#### Problem requirements
Go from the first line to the line with "const trialColors = ['#F8766D', '#00BFC4'];" and return those lines verbatim, ends included.

· · ·

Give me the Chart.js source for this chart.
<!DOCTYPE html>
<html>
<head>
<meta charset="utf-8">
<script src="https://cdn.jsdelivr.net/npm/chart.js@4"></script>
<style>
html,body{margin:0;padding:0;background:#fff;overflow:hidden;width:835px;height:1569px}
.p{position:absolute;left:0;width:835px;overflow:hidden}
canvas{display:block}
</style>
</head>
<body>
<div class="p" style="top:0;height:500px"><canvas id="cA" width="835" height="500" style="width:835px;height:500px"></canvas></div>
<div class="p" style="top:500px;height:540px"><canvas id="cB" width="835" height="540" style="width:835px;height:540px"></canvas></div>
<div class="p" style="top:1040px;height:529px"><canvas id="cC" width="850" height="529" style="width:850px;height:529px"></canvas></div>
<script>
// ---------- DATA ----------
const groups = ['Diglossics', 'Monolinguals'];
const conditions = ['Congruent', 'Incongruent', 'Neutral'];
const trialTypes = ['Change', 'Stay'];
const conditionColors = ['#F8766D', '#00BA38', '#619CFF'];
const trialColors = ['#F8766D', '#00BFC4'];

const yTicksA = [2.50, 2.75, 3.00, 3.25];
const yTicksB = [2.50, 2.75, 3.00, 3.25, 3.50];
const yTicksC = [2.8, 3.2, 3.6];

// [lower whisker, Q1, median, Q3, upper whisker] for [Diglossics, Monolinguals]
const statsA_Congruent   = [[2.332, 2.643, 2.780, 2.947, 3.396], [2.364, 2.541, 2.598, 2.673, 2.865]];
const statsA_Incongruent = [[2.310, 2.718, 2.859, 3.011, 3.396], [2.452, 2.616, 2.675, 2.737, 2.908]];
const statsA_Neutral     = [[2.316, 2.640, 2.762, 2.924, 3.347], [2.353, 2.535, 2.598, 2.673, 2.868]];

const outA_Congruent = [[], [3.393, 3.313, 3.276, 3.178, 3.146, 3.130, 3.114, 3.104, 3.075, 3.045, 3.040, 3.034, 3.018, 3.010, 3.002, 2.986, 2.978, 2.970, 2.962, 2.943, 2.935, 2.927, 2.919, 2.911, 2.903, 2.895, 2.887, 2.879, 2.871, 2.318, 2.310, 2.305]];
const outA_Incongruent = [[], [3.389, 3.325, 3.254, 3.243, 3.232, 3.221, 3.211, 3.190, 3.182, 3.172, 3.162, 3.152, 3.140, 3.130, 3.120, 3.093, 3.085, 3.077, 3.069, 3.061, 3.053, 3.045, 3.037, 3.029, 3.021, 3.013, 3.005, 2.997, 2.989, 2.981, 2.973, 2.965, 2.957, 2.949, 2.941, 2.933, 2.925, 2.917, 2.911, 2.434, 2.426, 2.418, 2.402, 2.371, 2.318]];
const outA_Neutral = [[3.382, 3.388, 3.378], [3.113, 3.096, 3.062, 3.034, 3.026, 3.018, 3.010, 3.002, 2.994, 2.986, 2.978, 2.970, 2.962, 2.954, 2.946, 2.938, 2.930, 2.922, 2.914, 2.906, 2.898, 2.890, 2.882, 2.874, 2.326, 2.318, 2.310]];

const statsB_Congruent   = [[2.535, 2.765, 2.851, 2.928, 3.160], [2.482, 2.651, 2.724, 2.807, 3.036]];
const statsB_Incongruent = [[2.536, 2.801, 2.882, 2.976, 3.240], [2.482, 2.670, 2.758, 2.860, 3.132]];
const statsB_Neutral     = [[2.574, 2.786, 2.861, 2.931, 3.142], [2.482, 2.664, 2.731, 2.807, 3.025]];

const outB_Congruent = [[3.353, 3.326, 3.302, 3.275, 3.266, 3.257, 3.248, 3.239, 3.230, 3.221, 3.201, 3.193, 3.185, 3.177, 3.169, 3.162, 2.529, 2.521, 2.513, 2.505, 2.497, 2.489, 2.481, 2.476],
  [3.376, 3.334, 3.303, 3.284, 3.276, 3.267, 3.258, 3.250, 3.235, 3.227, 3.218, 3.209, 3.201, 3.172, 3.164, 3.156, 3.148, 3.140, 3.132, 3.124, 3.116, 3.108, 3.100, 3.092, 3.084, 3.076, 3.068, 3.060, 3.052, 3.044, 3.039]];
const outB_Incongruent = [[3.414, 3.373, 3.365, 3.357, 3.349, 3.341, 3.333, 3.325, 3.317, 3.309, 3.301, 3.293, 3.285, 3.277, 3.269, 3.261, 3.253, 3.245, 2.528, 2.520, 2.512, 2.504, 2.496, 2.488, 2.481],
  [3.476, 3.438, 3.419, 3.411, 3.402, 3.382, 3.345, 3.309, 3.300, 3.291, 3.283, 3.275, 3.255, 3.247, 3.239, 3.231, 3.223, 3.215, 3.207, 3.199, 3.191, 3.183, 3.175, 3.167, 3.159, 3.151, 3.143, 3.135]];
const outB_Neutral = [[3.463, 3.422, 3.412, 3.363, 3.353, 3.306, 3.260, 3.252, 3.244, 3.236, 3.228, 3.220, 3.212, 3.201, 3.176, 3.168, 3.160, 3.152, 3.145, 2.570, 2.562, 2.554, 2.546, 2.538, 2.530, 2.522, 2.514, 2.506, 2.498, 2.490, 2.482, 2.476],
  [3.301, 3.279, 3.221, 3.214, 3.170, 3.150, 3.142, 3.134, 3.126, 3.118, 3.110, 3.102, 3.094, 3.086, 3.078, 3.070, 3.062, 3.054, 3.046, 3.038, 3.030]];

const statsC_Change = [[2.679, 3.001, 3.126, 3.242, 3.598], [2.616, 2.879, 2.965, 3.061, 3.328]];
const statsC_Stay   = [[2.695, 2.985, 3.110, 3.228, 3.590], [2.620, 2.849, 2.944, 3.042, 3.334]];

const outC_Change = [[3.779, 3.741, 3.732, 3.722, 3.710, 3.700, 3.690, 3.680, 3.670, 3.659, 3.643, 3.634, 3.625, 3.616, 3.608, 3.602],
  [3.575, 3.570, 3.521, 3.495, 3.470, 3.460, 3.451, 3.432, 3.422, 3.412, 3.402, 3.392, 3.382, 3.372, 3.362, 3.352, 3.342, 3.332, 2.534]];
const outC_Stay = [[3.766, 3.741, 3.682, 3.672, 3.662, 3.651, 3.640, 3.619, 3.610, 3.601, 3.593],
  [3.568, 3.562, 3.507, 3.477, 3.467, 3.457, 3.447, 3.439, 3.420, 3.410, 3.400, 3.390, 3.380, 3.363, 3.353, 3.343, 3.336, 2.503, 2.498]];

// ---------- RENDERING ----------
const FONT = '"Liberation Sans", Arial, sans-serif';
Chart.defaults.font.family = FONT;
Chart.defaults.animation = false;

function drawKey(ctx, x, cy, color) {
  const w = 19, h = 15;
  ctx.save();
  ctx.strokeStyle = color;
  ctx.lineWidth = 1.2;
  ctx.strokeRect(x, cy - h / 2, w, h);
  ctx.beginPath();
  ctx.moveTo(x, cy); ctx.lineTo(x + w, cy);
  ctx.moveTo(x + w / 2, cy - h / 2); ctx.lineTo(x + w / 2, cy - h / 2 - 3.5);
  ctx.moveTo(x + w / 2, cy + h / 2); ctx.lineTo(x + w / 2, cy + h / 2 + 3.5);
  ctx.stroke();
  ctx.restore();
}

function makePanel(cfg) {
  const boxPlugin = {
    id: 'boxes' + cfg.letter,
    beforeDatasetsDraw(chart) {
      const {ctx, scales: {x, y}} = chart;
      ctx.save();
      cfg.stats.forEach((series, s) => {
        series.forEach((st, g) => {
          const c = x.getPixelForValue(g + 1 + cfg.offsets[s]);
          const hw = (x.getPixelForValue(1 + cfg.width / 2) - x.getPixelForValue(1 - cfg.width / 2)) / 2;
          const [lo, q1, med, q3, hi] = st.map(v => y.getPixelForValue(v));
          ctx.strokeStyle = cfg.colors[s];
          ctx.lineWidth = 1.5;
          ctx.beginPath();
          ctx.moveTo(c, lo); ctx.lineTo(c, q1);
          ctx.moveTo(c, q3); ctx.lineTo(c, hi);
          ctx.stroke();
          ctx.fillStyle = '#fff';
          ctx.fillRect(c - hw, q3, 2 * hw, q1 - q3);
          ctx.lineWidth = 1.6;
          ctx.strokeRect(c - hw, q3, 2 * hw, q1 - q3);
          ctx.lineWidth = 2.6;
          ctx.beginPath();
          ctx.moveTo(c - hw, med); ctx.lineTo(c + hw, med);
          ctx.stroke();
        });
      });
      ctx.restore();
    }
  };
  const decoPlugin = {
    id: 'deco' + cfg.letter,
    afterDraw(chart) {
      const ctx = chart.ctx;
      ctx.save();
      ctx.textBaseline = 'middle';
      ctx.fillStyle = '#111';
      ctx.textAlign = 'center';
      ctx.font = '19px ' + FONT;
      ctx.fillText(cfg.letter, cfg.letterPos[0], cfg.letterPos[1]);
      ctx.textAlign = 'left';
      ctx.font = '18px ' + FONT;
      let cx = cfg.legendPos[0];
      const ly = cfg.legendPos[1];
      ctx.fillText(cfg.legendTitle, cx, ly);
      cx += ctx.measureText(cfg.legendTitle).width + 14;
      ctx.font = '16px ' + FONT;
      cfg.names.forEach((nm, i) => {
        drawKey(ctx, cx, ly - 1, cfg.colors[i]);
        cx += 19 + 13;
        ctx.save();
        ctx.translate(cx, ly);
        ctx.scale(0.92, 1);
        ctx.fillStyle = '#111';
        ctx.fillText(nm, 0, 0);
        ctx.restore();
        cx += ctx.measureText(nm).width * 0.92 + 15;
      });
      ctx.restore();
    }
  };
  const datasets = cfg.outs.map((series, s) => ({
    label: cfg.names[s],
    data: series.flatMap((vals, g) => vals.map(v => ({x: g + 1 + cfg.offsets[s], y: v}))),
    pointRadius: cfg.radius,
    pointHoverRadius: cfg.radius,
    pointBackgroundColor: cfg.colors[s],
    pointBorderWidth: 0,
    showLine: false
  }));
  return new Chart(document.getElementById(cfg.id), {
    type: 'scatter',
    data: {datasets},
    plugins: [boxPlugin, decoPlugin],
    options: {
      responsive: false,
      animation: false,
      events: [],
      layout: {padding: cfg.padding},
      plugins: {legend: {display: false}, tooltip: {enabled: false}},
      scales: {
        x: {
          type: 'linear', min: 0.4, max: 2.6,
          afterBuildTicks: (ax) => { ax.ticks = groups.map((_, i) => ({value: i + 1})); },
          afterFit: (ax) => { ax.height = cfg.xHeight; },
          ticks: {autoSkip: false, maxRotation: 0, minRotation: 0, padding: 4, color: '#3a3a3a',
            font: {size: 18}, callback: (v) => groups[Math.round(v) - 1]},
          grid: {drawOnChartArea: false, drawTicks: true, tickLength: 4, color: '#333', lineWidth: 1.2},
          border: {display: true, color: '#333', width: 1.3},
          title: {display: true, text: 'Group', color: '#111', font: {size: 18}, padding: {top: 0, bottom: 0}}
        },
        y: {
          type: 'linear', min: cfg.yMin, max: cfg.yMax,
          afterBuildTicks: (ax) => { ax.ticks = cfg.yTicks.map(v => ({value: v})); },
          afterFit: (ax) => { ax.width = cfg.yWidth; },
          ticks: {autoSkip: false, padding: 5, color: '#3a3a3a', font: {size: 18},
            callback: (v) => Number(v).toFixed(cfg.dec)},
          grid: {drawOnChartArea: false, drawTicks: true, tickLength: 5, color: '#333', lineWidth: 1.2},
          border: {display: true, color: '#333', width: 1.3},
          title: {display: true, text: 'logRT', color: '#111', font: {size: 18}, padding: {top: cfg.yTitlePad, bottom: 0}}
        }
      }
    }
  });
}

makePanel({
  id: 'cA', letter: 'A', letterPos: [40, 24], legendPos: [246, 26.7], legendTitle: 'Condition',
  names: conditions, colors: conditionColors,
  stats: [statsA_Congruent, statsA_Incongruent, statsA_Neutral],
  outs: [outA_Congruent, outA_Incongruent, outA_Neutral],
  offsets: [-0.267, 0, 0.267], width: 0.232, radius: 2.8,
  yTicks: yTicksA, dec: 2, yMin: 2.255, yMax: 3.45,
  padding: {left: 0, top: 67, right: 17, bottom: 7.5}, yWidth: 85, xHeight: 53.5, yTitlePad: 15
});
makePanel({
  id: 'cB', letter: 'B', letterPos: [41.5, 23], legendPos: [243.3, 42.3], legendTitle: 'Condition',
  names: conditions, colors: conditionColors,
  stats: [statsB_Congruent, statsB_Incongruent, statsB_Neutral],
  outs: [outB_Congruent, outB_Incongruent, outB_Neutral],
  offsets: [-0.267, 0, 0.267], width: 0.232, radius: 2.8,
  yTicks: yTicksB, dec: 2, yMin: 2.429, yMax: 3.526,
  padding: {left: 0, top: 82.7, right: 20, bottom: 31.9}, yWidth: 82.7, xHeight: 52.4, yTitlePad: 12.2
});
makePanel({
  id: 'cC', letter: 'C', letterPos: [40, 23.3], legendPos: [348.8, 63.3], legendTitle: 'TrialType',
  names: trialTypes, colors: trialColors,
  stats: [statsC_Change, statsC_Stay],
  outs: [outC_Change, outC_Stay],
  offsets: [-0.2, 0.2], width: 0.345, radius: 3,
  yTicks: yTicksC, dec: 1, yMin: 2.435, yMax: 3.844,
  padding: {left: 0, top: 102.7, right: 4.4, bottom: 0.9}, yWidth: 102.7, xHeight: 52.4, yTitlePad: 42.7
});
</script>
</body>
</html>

· · ·

#### The output
Give me the Chart.js source for this chart.
<!DOCTYPE html>
<html>
<head>
<meta charset="utf-8">
<script src="https://cdn.jsdelivr.net/npm/chart.js@4"></script>
<style>
html,body{margin:0;padding:0;background:#fff;overflow:hidden;width:835px;height:1569px}
.p{position:absolute;left:0;width:835px;overflow:hidden}
canvas{display:block}
</style>
</head>
<body>
<div class="p" style="top:0;height:500px"><canvas id="cA" width="835" height="500" style="width:835px;height:500px"></canvas></div>
<div class="p" style="top:500px;height:540px"><canvas id="cB" width="835" height="540" style="width:835px;height:540px"></canvas></div>
<div class="p" style="top:1040px;height:529px"><canvas id="cC" width="850" height="529" style="width:850px;height:529px"></canvas></div>
<script>
// ---------- DATA ----------
const groups = ['Diglossics', 'Monolinguals'];
const conditions = ['Congruent', 'Incongruent', 'Neutral'];
const trialTypes = ['Change', 'Stay'];
const conditionColors = ['#F8766D', '#00BA38', '#619CFF'];
const trialColors = ['#F8766D', '#00BFC4'];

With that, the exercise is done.